Плакал чистыми слезами навзрыд. И прижимаясь к теплой груди женщины, ощутил, что камень в груди крошится и начинают прорастать ростки истинного чувства. Такое состояние, будто его обнимает старенькая сгорбленная мама.

Военные прибыли на машине. Газик без верха, весь запыленный остановился не далеко от полуразрушенной избенки Гали, где в горнице в полуразрушенной хате на кровати лежал младший лейтенант… Семен Селюков.  Военные в количестве трех человек отряхнув дорожную пыль направились к избе. Первым шел дородный мужчина лет сорока пяти в звании подполковника, за ним шел, прихрамывая особист.  Перетянутый ремнями, небритый, уставший, с черными тенями под глазами он осмысливал, и летал где-то там, в своей специфической среде. Собирая отрывочные сведения, и укладывая в стройную, ясную форму, с доказательной базой, - искал врага. Стройная девушка в военной форме, в звании майора медицинской службы   из мед санбата шла следом прижимая правой рукой сумку с белым крестом.

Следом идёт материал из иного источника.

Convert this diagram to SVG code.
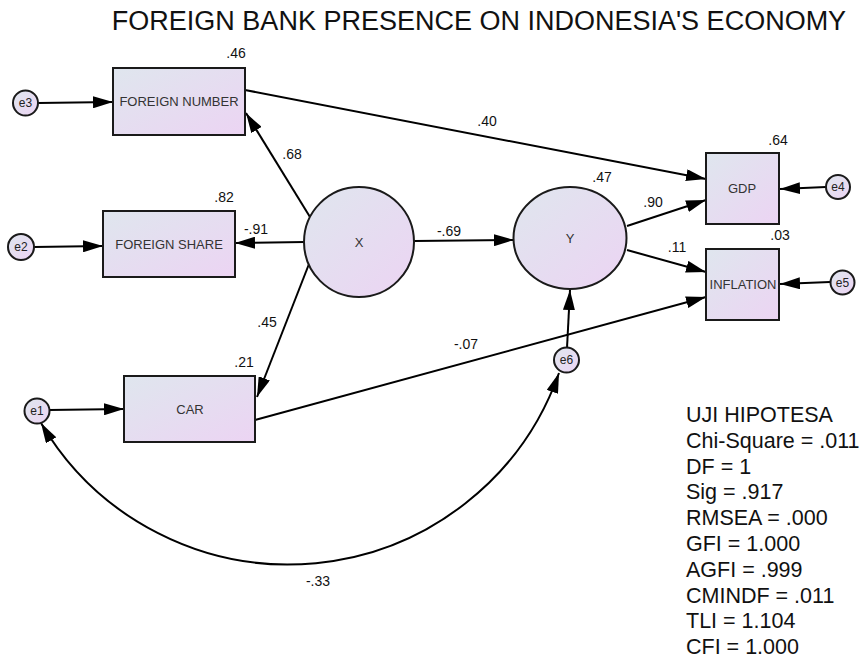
<svg xmlns="http://www.w3.org/2000/svg" width="863" height="658" viewBox="0 0 863 658">
<style>
text{font-family:"Liberation Sans",Arial,sans-serif;fill:#111}
.node{fill:url(#g);stroke:#1a1a1a;stroke-width:2}
.nt{font-size:13px;fill:#333;text-anchor:middle}
.et{font-size:12px;fill:#222;text-anchor:middle}
.lbl{font-size:14px;text-anchor:middle}
.st{font-size:21.5px}
.c path{fill:none;stroke:#000;stroke-width:2;marker-end:url(#ah)}
</style>
<defs>
<linearGradient id="g" x1="0" y1="0" x2="1" y2="1">
<stop offset="0" stop-color="#dfe6ee"/>
<stop offset="1" stop-color="#ecd4f3"/>
</linearGradient>
<marker id="ah" markerUnits="userSpaceOnUse" markerWidth="20" markerHeight="12" viewBox="0 0 20 12" refX="20" refY="6" orient="auto-start-reverse">
<path d="M0,0 L20,6 L0,12 z" fill="#000"/>
</marker>
</defs>
<text x="479" y="30" font-size="27" text-anchor="middle">FOREIGN BANK PRESENCE ON INDONESIA'S ECONOMY</text>

<g class="c" id="connectors">
<path d="M38,103 L113,102"/>
<path d="M310,217 L246,113"/>
<path d="M245,90 L706,179"/>
<path d="M34,247 L103,246"/>
<path d="M305,242 L235,243"/>
<path d="M414,241 L514,240"/>
<path d="M309,264 L257,397"/>
<path d="M627,226 L706,200"/>
<path d="M627,250 L706,272"/>
<path d="M255,420 L706,297"/>
<path d="M567,348 L570,290"/>
<path d="M826,187 L780,189"/>
<path d="M830,282 L780,284"/>
<path d="M49,410 L124,409"/>
<path d="M41,423 A287,287 0 0 0 559,373" style="marker-start:url(#ah)"/>
</g>

<g id="fn"><rect class="node" x="113" y="68" width="132" height="67"/><text class="nt" x="179" y="106">FOREIGN NUMBER</text></g>
<g id="fs"><rect class="node" x="103" y="211" width="132" height="66"/><text class="nt" x="169" y="249">FOREIGN SHARE</text></g>
<g id="car"><rect class="node" x="124" y="376" width="131" height="66"/><text class="nt" x="190" y="414">CAR</text></g>
<g id="gdp"><rect class="node" x="706" y="153" width="73" height="71"/><text class="nt" x="742" y="193">GDP</text></g>
<g id="infl"><rect class="node" x="706" y="249" width="73" height="71"/><text class="nt" x="743" y="289">INFLATION</text></g>
<g id="x"><circle class="node" cx="359" cy="242" r="55"/><text class="nt" x="359" y="247">X</text></g>
<g id="y"><ellipse class="node" cx="570" cy="238" rx="56.5" ry="51"/><text class="nt" x="570" y="243">Y</text></g>
<g id="e1"><circle class="node" cx="37" cy="411" r="12.5"/><text class="et" x="37" y="415">e1</text></g>
<g id="e2"><circle class="node" cx="21" cy="247" r="13"/><text class="et" x="21" y="251">e2</text></g>
<g id="e3"><circle class="node" cx="25.5" cy="103" r="12.5"/><text class="et" x="25.5" y="107">e3</text></g>
<g id="e4"><circle class="node" cx="838" cy="187" r="12"/><text class="et" x="838" y="191">e4</text></g>
<g id="e5"><circle class="node" cx="842.5" cy="282.5" r="12"/><text class="et" x="842.5" y="286.5">e5</text></g>
<g id="e6"><circle class="node" cx="566.5" cy="360" r="12.5"/><text class="et" x="566.5" y="364">e6</text></g>

<g id="labels">
<text class="lbl" x="236" y="58">.46</text>
<text class="lbl" x="292" y="159">.68</text>
<text class="lbl" x="487" y="126">.40</text>
<text class="lbl" x="224" y="202">.82</text>
<text class="lbl" x="256" y="234">-.91</text>
<text class="lbl" x="449" y="236">-.69</text>
<text class="lbl" x="602" y="182">.47</text>
<text class="lbl" x="778" y="145">.64</text>
<text class="lbl" x="653" y="207">.90</text>
<text class="lbl" x="677" y="252">.11</text>
<text class="lbl" x="780" y="240">.03</text>
<text class="lbl" x="267" y="327">.45</text>
<text class="lbl" x="244" y="367">.21</text>
<text class="lbl" x="466" y="349">-.07</text>
<text class="lbl" x="318" y="586">-.33</text>
</g>

<g id="stats">
<text class="st" x="686" y="422">UJI HIPOTESA</text>
<text class="st" x="686" y="447.8">Chi-Square = .011</text>
<text class="st" x="686" y="473.6">DF = 1</text>
<text class="st" x="686" y="499.4">Sig = .917</text>
<text class="st" x="686" y="525.2">RMSEA = .000</text>
<text class="st" x="686" y="551">GFI = 1.000</text>
<text class="st" x="686" y="576.8">AGFI = .999</text>
<text class="st" x="686" y="602.6">CMINDF = .011</text>
<text class="st" x="686" y="628.4">TLI = 1.104</text>
<text class="st" x="686" y="654.2">CFI = 1.000</text>
</g>
</svg>
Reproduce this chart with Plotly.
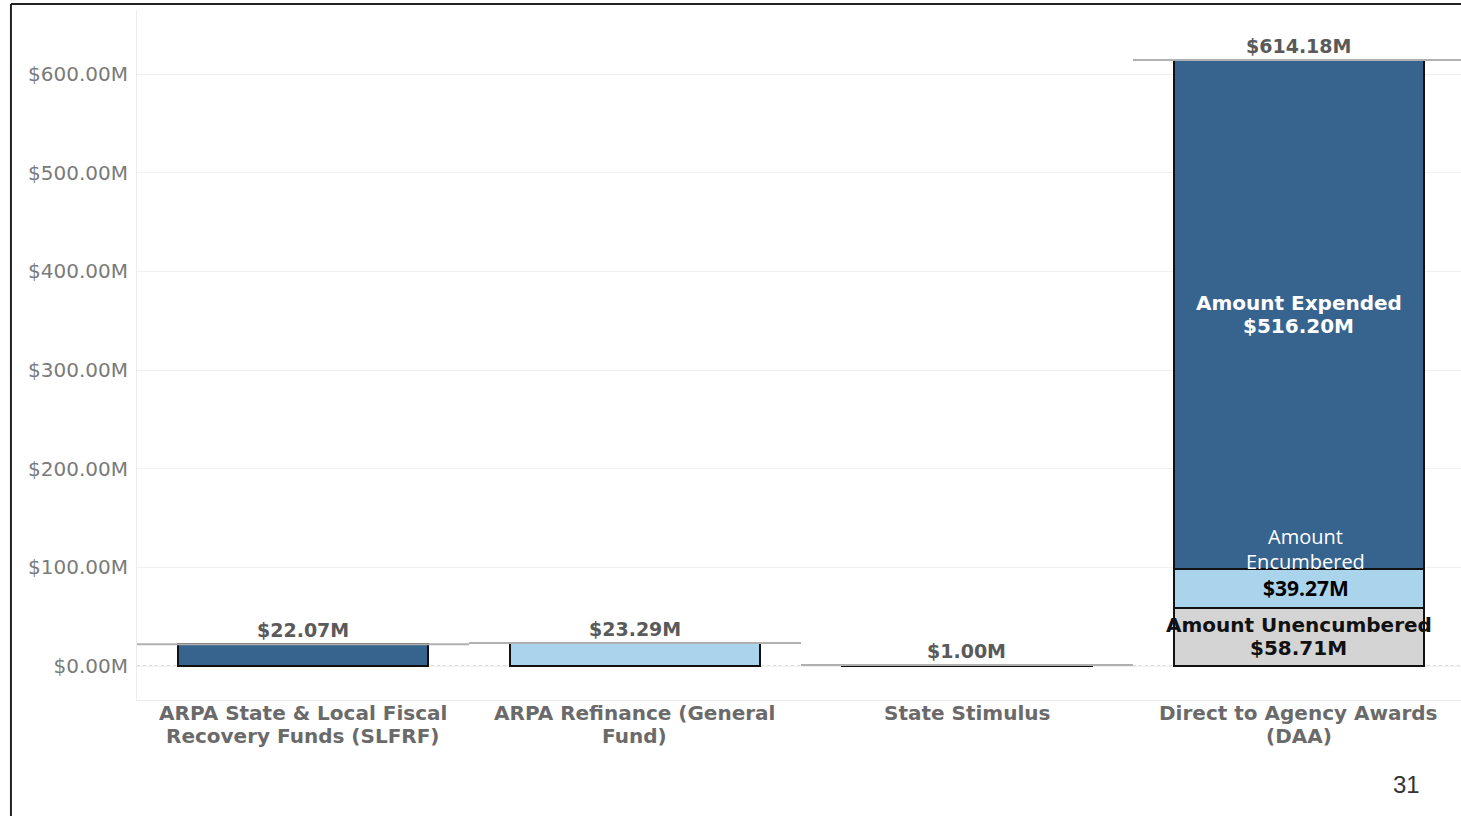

 Семен лежал в полу обгоревшей горнице… окошко прикрыто полотенцем… стекол в рамах не было, в горнице свежо и прохладно. Печь порушена ударной волной   от снаряда. Галя кормила Семена свекольником из ложки. Семен сам пока не мог держать   ложку в руке. Он пытался, но она выскальзывала у него из обеих рук.
Военные вошли, оценили обстановку. У кровати на табурете лежала стиранная, глаженная гимнастерка с дырочками от наград, сапоги с чистыми портянками стояли тут же… рядом.
- Он нас слышит?  Обратился подполковник к Гале.
-Чуть-чуть! И пока плохо видит.
 Мед врач осмотрела его визуально…
- У него тяжелая форма контузии. 
- Что посоветуете?
- Это не сразу проходит. Ему нужен покой и лечение. Его надо отправить в лазарет.
Галя встала промеж военными и лежащим лейтенантом.  Не пущу! Я его из Днепра выловила, отходила. Он мой! Никому не отдам! Сама вылечу!  Здесь тихо спокойно. А в лазарете раненых кишмя кишит. Он там сума сойдет. Не пущу!
Старший по званию обратился к девушке, мед врачу:
- Как вы думаете?  Может герою с ней будет лучше? Здесь крови, стонов нет.
-Так точно! Будет лучше. Отрапортовала девушка.
-Как вас зовут? Обратился он к селянке.
-Галю!
-Оставляем лейтенанта на тебя. Прощай герой!  И неожиданно для всех он открутил свой орден и прикрепил его на гимнастерку лейтенанта.
- Ба…ба..тя!  Чаапля…
- Признал! Живой твой друг Чаплин. В Харькове в лазарете… отвоевался он …  в ногу тяжелое ранение. Но жив… я ему сообщу, что ты жив…здоров. А мы похоронку тебе на родину отправили… теперь напишем, что ты жив… пусть мама обрадуется.
Семен не слышал, не понимал смысла слов, он единственно осознавал, что это батя! Он интуитивно чувствовал, что это комбат.  По его спокойному движению понял- все хорошо.
Батя поцеловал Галю по-отцовски в щеку. И шепнул: - Береги его… он герой. И муж будет достойный. И наклонившись к окну, отодвинул полотенце –занавеску, поманил рукой шофера…
-Вещмешок прихвати.
Сержант, крепкий мужчина, вошел, поставил вещмешок перед Галей
- Это сухой паек. С богом! Батя пожал беспомощную руку лейтенанта, похлопал по плечу Галю. Не знаю: увидимся ли мы еще… Счастье вам! А нам идти дальше! Наша дорога на запад, на Берлин.